More Phobos testing
spir
denis.spir at gmail.com
Wed Jan 26 09:51:28 PST 2011
On 01/26/2011 01:56 PM, bearophile wrote:
> Now and then I try to use the std.algorithm/std.range parts of Phobos2 to see how they are going and developing.
>
> Here I have found Python3 code to compute the Pascal triangle:
> [...]
> Some notes on the D2 version:
>
> 1) In Python I am used to think of higher order functions like map, filter, and zip as similar things. But in Phobos zip is in std.range while map is in std.algorithm. I think this different placement is bad.
Why? zip is imo clearly a "sequential" function; belongs where it is.

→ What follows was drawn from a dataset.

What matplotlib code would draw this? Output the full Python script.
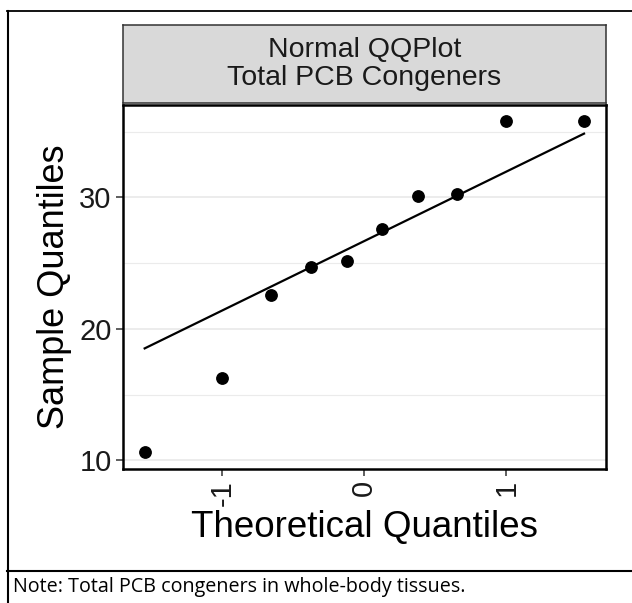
import numpy as np
import matplotlib
matplotlib.use("Agg")
import matplotlib.pyplot as plt
from matplotlib.lines import Line2D

# data
theoretical = [-1.547, -1.0, -0.655, -0.375, -0.123, 0.123, 0.375, 0.655, 1.0, 1.547]
sample = [10.6, 16.3, 22.6, 24.7, 25.2, 27.6, 30.1, 30.3, 35.8, 35.8]
x_ticks = [-1, 0, 1]
y_ticks = [10, 20, 30]
y_minor = [15, 25, 35]
strip_title = "Normal QQPlot\nTotal PCB Congeners"
x_label = "Theoretical Quantiles"
y_label = "Sample Quantiles"
note = "Note: Total PCB congeners in whole-body tissues."

plt.rcParams['font.family'] = ['Liberation Sans', 'DejaVu Sans']

W, H = 632, 603
fig = plt.figure(figsize=(W / 100, H / 100), dpi=100)


def fx(px):
    return px / W


def fy(py):
    return 1 - py / H


# panel
ax = fig.add_axes([fx(122.7), fy(469), (606 - 122.7) / W, (469 - 104.7) / H])

# qq line through the quartiles (like R's qqline)
q1, q3 = np.percentile(sample, [25, 75])
z = 0.6745
slope = (q3 - q1) / (2 * z)
icept = q1 + z * slope
xl = np.array([min(theoretical), max(theoretical)])

for v in y_ticks:
    ax.axhline(v, color='#EBEBEB', lw=1.3, zorder=0)
for v in y_minor:
    ax.axhline(v, color='#EBEBEB', lw=0.8, zorder=0)

ax.plot(xl, icept + slope * xl, color='black', lw=1.6, zorder=2)
ax.plot(theoretical, sample, 'o', color='black', ms=8.2, zorder=3)

# ggplot-like 5% expansion
xr = max(theoretical) - min(theoretical)
yr = max(sample) - min(sample)
ax.set_xlim(min(theoretical) - 0.05 * xr, max(theoretical) + 0.05 * xr)
ax.set_ylim(min(sample) - 0.05 * yr, max(sample) + 0.05 * yr)

ax.set_xticks(x_ticks)
ax.set_xticklabels([str(t) for t in x_ticks], rotation=90, va='top', ha='center')
ax.set_yticks(y_ticks)
ax.tick_params(length=5, width=1.1, color='#333333', labelsize=21,
               labelcolor='#1A1A1A', pad=3)
for s in ax.spines.values():
    s.set_color('black')
    s.set_linewidth(1.8)

ax.set_xlabel(x_label, fontsize=26.5, labelpad=3)
ax.set_ylabel(y_label, fontsize=26, labelpad=5)

# facet strip
sax = fig.add_axes([fx(122.7), fy(103), (606 - 122.7) / W, (103 - 25) / H])
sax.set_facecolor('#D9D9D9')
sax.set_xticks([])
sax.set_yticks([])
for s in sax.spines.values():
    s.set_color('#333333')
    s.set_linewidth(1.1)
sax.text(0.5, 0.5, strip_title, ha='center', va='center', fontsize=20.5,
         color='#1A1A1A', linespacing=1.1, transform=sax.transAxes)

# outer frame and note separator
fig.add_artist(Line2D([fx(7.5), fx(7.5)], [fy(11), 0], color='black', lw=1.5))
fig.add_artist(Line2D([fx(7), 1], [fy(11), fy(11)], color='black', lw=1.3))
fig.add_artist(Line2D([fx(7), 1], [fy(571), fy(571)], color='black', lw=1.5))

fig.text(fx(13), fy(587), note, family=['Open Sans', 'DejaVu Sans'],
         fontsize=14.2, va='center', ha='left', color='black')

fig.savefig('out.png', dpi=100)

An alternative may be to have a more type-oriented organisation of Phobos:
then, all algorithms oerating on ranges (many) would be placed in std.range.
> 4) In the Python2 version if I print using the pretty print module:
>
> from pprint import pprint
> pprint(pascal_triangle(5), width=20)
>
> The triangle gets visualized like this:
>
> [[1],
> [1, 1],
> [1, 2, 1],
> [1, 3, 3, 1],
> [1, 4, 6, 4, 1]]
>
> A function like pprint() will be useful in std.string of Phobos2 too, to give a more readable printing. It's useful to print 2D arrays, arrays of dicts, etc, in a more readable way.
Agreed. I very often write and use tree-like output.
As an alternative, I would even like a recursive treeView func/method on all
aggregate types (arrays, AAs, strucs & classes). Producing eg:
aPoint:
tag: "foo"
color:
r: 11
g: 22
b: 33
position:
x: 1
y: 2
with optional separators ',' & delimitors () [] {}.